Despite the agnosticism of the scientific method, the field has long been necessarily partisan, even more so as the Trump administration has demonstrated its dangerous indifference to research, beginning with the president’s sordid love affair with the coal industry (which will kill us all) and the miners to whom he’s promised jobs that aren’t coming back. Scott Pruitt, the head of the Environmental Protection Agency who spent much of his career suing the agency he now leads, continues to question humans’ role in climate change and has characterized a cleanup of Maryland’s Chesapeake Bay as “federal overreach.” And he has staffed his office with like-minded folks such as Steven Milloy, who called the EPA finding that greenhouse gases are hazardous to human health “the original climate sin.”

Early in his tenure, Pruitt rejected the findings of his own agency that had, in 2016, led to the recommendation that the EPA ban a commonly used pesticide that causes neurological damage to children who are exposed to it in utero. Dow Chemical, a primary manufacturer of the pesticide, gave $1 million to Trump’s inauguration committee, and its CEO leads a presidential advisory committee. Trump has proposed major cuts to the EPA’s budget, signed an executive order eliminating former president Barack Obama’s Climate Action Plan, and threatened to pull out of the Paris Agreement on climate change. And while Trump makes frequent visits to Mar-a-Lago, 70 or so miles north of Miami Beach, which is literally drowning, his associates in Congress are providing handy assists.

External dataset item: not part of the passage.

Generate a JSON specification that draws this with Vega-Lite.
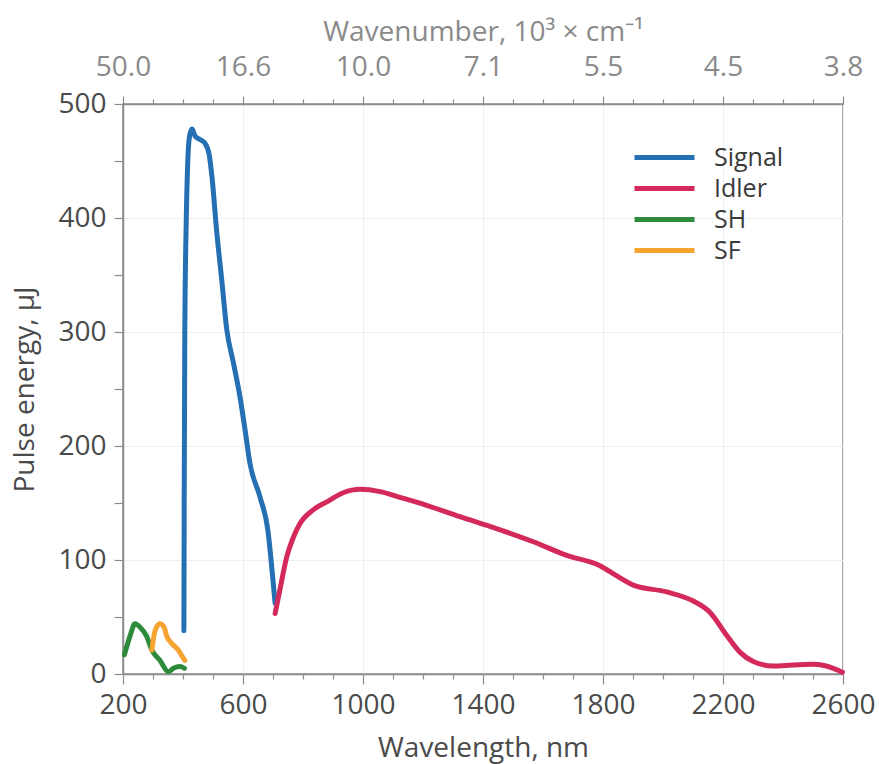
{
  "$schema": "https://vega.github.io/schema/vega-lite/v6.json",
  "width": 720,
  "height": 570,
  "autosize": {"type": "none"},
  "padding": {"left": 123, "top": 104, "right": 36, "bottom": 90},
  "background": "white",
  "config": {
    "font": "Open Sans",
    "view": {"stroke": "#8c8c8c", "strokeWidth": 1.5},
    "axis": {"labelFont": "Open Sans", "titleFont": "Open Sans", "titleFontWeight": "normal"}
  },
  "data": {
    "values": [
      {"s": "SH", "wl": 205, "e": 17},
      {"s": "SH", "wl": 223, "e": 33},
      {"s": "SH", "wl": 240, "e": 44},
      {"s": "SH", "wl": 257, "e": 41},
      {"s": "SH", "wl": 279, "e": 33},
      {"s": "SH", "wl": 296, "e": 21},
      {"s": "SH", "wl": 323, "e": 12},
      {"s": "SH", "wl": 351, "e": 2},
      {"s": "SH", "wl": 368, "e": 5},
      {"s": "SH", "wl": 390, "e": 6.5},
      {"s": "SH", "wl": 405, "e": 5},
      {"s": "SF", "wl": 296, "e": 21},
      {"s": "SF", "wl": 307, "e": 38},
      {"s": "SF", "wl": 323, "e": 44},
      {"s": "SF", "wl": 337, "e": 41},
      {"s": "SF", "wl": 346, "e": 33},
      {"s": "SF", "wl": 362, "e": 27},
      {"s": "SF", "wl": 384, "e": 21},
      {"s": "SF", "wl": 401, "e": 14},
      {"s": "SF", "wl": 406, "e": 12},
      {"s": "Signal", "wl": 403, "e": 38},
      {"s": "Signal", "wl": 404, "e": 150},
      {"s": "Signal", "wl": 406, "e": 300},
      {"s": "Signal", "wl": 411, "e": 400},
      {"s": "Signal", "wl": 416, "e": 450},
      {"s": "Signal", "wl": 422, "e": 472},
      {"s": "Signal", "wl": 430, "e": 478},
      {"s": "Signal", "wl": 440, "e": 472},
      {"s": "Signal", "wl": 455, "e": 469},
      {"s": "Signal", "wl": 472, "e": 466},
      {"s": "Signal", "wl": 487, "e": 456},
      {"s": "Signal", "wl": 497, "e": 435},
      {"s": "Signal", "wl": 512, "e": 389},
      {"s": "Signal", "wl": 529, "e": 346},
      {"s": "Signal", "wl": 546, "e": 302},
      {"s": "Signal", "wl": 568, "e": 273},
      {"s": "Signal", "wl": 590, "e": 243},
      {"s": "Signal", "wl": 607, "e": 214},
      {"s": "Signal", "wl": 623, "e": 185},
      {"s": "Signal", "wl": 657, "e": 155},
      {"s": "Signal", "wl": 683, "e": 126},
      {"s": "Signal", "wl": 700, "e": 82},
      {"s": "Signal", "wl": 707, "e": 62},
      {"s": "Idler", "wl": 707, "e": 53},
      {"s": "Idler", "wl": 723, "e": 74},
      {"s": "Idler", "wl": 746, "e": 103},
      {"s": "Idler", "wl": 768, "e": 120},
      {"s": "Idler", "wl": 790, "e": 132},
      {"s": "Idler", "wl": 834, "e": 144},
      {"s": "Idler", "wl": 879, "e": 151},
      {"s": "Idler", "wl": 934, "e": 159},
      {"s": "Idler", "wl": 990, "e": 162},
      {"s": "Idler", "wl": 1057, "e": 160},
      {"s": "Idler", "wl": 1123, "e": 155},
      {"s": "Idler", "wl": 1212, "e": 148},
      {"s": "Idler", "wl": 1323, "e": 138},
      {"s": "Idler", "wl": 1440, "e": 128},
      {"s": "Idler", "wl": 1568, "e": 116},
      {"s": "Idler", "wl": 1679, "e": 104},
      {"s": "Idler", "wl": 1790, "e": 95},
      {"s": "Idler", "wl": 1846, "e": 86},
      {"s": "Idler", "wl": 1901, "e": 78},
      {"s": "Idler", "wl": 2012, "e": 72},
      {"s": "Idler", "wl": 2101, "e": 64},
      {"s": "Idler", "wl": 2157, "e": 54},
      {"s": "Idler", "wl": 2212, "e": 34},
      {"s": "Idler", "wl": 2257, "e": 19},
      {"s": "Idler", "wl": 2301, "e": 11},
      {"s": "Idler", "wl": 2368, "e": 7},
      {"s": "Idler", "wl": 2434, "e": 8},
      {"s": "Idler", "wl": 2501, "e": 8.5},
      {"s": "Idler", "wl": 2568, "e": 5},
      {"s": "Idler", "wl": 2598, "e": 1.5}
    ]
  },
  "resolve": {"axis": {"x": "independent"}},
  "layer": [
    {
      "mark": {"type": "line", "strokeWidth": 5, "interpolate": "monotone", "strokeCap": "round", "strokeJoin": "round"},
      "encoding": {
        "x": {
          "field": "wl", "type": "quantitative",
          "scale": {"domain": [200, 2600], "nice": false, "zero": false},
          "axis": {
            "orient": "bottom",
            "title": "Wavelength, nm",
            "values": [200,300,400,500,600,700,800,900,1000,1100,1200,1300,1400,1500,1600,1700,1800,1900,2000,2100,2200,2300,2400,2500,2600],
            "labelExpr": "(datum.value - 200) % 400 == 0 ? datum.value : ''",
            "labelFontSize": 28, "labelColor": "#4a4a4a", "labelPadding": 7,
            "titleFontSize": 28, "titleColor": "#4a4a4a", "titlePadding": 15,
            "domainColor": "#8c8c8c", "domainWidth": 1.5,
            "tickColor": "#8c8c8c", "tickWidth": 1.2,
            "tickSize": {"condition": {"test": "(datum.value - 200) % 400 == 0", "value": 10}, "value": 5},
            "grid": true, "gridColor": "#efefef",
            "gridOpacity": {"condition": {"test": "(datum.value - 200) % 400 == 0", "value": 1}, "value": 0},
            "labelFlush": false
          }
        },
        "y": {
          "field": "e", "type": "quantitative",
          "scale": {"domain": [0, 500], "nice": false},
          "axis": {
            "title": "Pulse energy, µJ",
            "values": [0,50,100,150,200,250,300,350,400,450,500],
            "labelExpr": "datum.value % 100 == 0 ? datum.value : ''",
            "labelFontSize": 28, "labelColor": "#4a4a4a", "labelPadding": 8,
            "titleFontSize": 28, "titleColor": "#4a4a4a", "titlePadding": 18,
            "domainColor": "#8c8c8c", "domainWidth": 1.5,
            "tickColor": "#8c8c8c", "tickWidth": 1.2, "tickSize": 9,
            "grid": true, "gridColor": "#efefef",
            "gridOpacity": {"condition": {"test": "datum.value % 100 == 0 && datum.value > 0 && datum.value < 500", "value": 1}, "value": 0},
            "labelFlush": false
          }
        },
        "color": {
          "field": "s", "type": "nominal",
          "scale": {"domain": ["Signal", "Idler", "SH", "SF"], "range": ["#2470b2", "#d42a5b", "#2e8b3c", "#f5a431"]},
          "legend": {
            "title": null,
            "orient": "none",
            "legendX": 529,
            "legendY": 41,
            "symbolType": "M-3,0L3,0",
            "symbolSize": 400,
            "symbolStrokeWidth": 5,
            "labelFontSize": 25,
            "labelColor": "#3a3a3a",
            "labelFont": "Open Sans",
            "rowPadding": 5,
            "labelOffset": 37,
            "symbolOpacity": 1
          }
        },
        "detail": {"field": "s"}
      }
    },
    {
      "mark": {"type": "rule", "strokeOpacity": 0},
      "encoding": {
        "x": {
          "field": "wl", "type": "quantitative",
          "axis": {
            "orient": "top",
            "title": "Wavenumber, 10³ × cm⁻¹",
            "values": [200,300,400,500,600,700,800,900,1000,1100,1200,1300,1400,1500,1600,1700,1800,1900,2000,2100,2200,2300,2400,2500,2600],
            "labelExpr": "(datum.value - 200) % 400 == 0 ? format(floor(100000 / datum.value) / 10, '.1f') : ''",
            "labelFontSize": 28, "labelColor": "#8a8a8a", "labelPadding": 15,
            "titleFontSize": 28, "titleColor": "#8a8a8a", "titlePadding": 7,
            "domainColor": "#8c8c8c", "domainWidth": 1.5,
            "tickColor": "#8c8c8c", "tickWidth": 1.2,
            "tickSize": {"condition": {"test": "(datum.value - 200) % 400 == 0", "value": 8}, "value": 5},
            "grid": false,
            "labelFlush": false
          }
        }
      }
    }
  ]
}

Trump’s attacks on science often begin with the environment, but they don’t end there: He has suggested that data scientists at the Bureau of Labor Statistics aren’t to be trusted, rejects data that shows the wide array of health services other than abortion that make up the majority of Planned Parenthood’s offerings, and undermined the Congressional Budget Office’s findings that the Republican health care bill would spell disaster for Americans.

The New York rally will begin at Central Park West at 62nd Street at 10:30 on Saturday morning. The march, which starts at 11:30, will encompass Central Park West from 72nd Street through Columbus Circle, from where it will head onto Broadway and finish at 52nd Street. Dress for the weather, attach your signs to soft handles (no metal or wood — these are considered weapons by the NYPD), and think green: Bring reusable mugs and water bottles for breaks and take mass transit, carry your trash with you, and don’t ditch your signs in the street, recycle them.